:: INFORMATION PROVIDED ::

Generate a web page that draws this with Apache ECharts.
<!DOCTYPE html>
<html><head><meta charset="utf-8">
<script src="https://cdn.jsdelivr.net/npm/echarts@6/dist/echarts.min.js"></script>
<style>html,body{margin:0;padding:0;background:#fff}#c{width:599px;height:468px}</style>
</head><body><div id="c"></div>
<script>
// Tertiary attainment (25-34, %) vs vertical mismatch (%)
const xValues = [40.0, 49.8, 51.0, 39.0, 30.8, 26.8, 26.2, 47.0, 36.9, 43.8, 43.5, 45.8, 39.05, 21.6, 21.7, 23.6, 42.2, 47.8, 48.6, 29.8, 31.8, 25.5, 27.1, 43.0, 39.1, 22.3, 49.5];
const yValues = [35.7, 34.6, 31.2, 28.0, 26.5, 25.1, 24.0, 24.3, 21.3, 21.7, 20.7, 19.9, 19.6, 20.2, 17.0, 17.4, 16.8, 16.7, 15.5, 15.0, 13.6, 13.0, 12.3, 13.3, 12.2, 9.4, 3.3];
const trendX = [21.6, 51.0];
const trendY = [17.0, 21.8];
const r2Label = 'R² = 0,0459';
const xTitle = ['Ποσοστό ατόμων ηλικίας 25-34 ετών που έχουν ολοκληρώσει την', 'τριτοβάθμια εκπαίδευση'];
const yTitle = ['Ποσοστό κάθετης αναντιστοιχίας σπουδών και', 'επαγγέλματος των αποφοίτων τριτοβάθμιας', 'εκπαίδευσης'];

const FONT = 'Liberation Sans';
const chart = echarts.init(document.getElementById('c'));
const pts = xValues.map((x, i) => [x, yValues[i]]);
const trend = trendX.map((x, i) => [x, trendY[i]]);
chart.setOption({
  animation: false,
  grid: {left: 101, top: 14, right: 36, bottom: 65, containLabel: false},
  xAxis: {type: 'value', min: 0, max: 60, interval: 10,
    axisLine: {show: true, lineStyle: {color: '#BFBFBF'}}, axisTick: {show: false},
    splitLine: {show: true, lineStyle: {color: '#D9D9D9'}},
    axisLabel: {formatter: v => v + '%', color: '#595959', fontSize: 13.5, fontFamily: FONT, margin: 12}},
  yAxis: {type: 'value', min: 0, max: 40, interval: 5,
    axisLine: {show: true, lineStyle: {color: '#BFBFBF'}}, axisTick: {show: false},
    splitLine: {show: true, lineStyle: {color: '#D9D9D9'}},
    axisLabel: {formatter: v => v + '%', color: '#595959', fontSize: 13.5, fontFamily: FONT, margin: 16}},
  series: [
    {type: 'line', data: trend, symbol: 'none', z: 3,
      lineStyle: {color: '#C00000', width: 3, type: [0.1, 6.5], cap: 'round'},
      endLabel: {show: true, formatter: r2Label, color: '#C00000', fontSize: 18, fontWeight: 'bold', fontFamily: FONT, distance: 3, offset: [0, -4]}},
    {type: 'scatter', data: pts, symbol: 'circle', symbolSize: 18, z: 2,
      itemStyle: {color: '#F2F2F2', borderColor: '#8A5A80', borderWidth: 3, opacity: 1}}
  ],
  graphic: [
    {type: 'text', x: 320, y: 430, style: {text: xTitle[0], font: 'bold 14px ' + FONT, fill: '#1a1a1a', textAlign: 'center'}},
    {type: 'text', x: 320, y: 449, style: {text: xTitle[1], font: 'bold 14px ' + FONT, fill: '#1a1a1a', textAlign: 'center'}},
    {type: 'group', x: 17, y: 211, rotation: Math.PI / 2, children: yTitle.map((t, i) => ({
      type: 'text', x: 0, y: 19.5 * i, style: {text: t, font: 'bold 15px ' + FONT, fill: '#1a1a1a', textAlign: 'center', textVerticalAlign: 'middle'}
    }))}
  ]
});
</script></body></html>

:::

Return the opening line of the data and every line after it through the line containing "const yTitle = ['Ποσοστό", please, exactly as written and with nothing added.

Generate a web page that draws this with Apache ECharts.
<!DOCTYPE html>
<html><head><meta charset="utf-8">
<script src="https://cdn.jsdelivr.net/npm/echarts@6/dist/echarts.min.js"></script>
<style>html,body{margin:0;padding:0;background:#fff}#c{width:599px;height:468px}</style>
</head><body><div id="c"></div>
<script>
// Tertiary attainment (25-34, %) vs vertical mismatch (%)
const xValues = [40.0, 49.8, 51.0, 39.0, 30.8, 26.8, 26.2, 47.0, 36.9, 43.8, 43.5, 45.8, 39.05, 21.6, 21.7, 23.6, 42.2, 47.8, 48.6, 29.8, 31.8, 25.5, 27.1, 43.0, 39.1, 22.3, 49.5];
const yValues = [35.7, 34.6, 31.2, 28.0, 26.5, 25.1, 24.0, 24.3, 21.3, 21.7, 20.7, 19.9, 19.6, 20.2, 17.0, 17.4, 16.8, 16.7, 15.5, 15.0, 13.6, 13.0, 12.3, 13.3, 12.2, 9.4, 3.3];
const trendX = [21.6, 51.0];
const trendY = [17.0, 21.8];
const r2Label = 'R² = 0,0459';
const xTitle = ['Ποσοστό ατόμων ηλικίας 25-34 ετών που έχουν ολοκληρώσει την', 'τριτοβάθμια εκπαίδευση'];
const yTitle = ['Ποσοστό κάθετης αναντιστοιχίας σπουδών και', 'επαγγέλματος των αποφοίτων τριτοβάθμιας', 'εκπαίδευσης'];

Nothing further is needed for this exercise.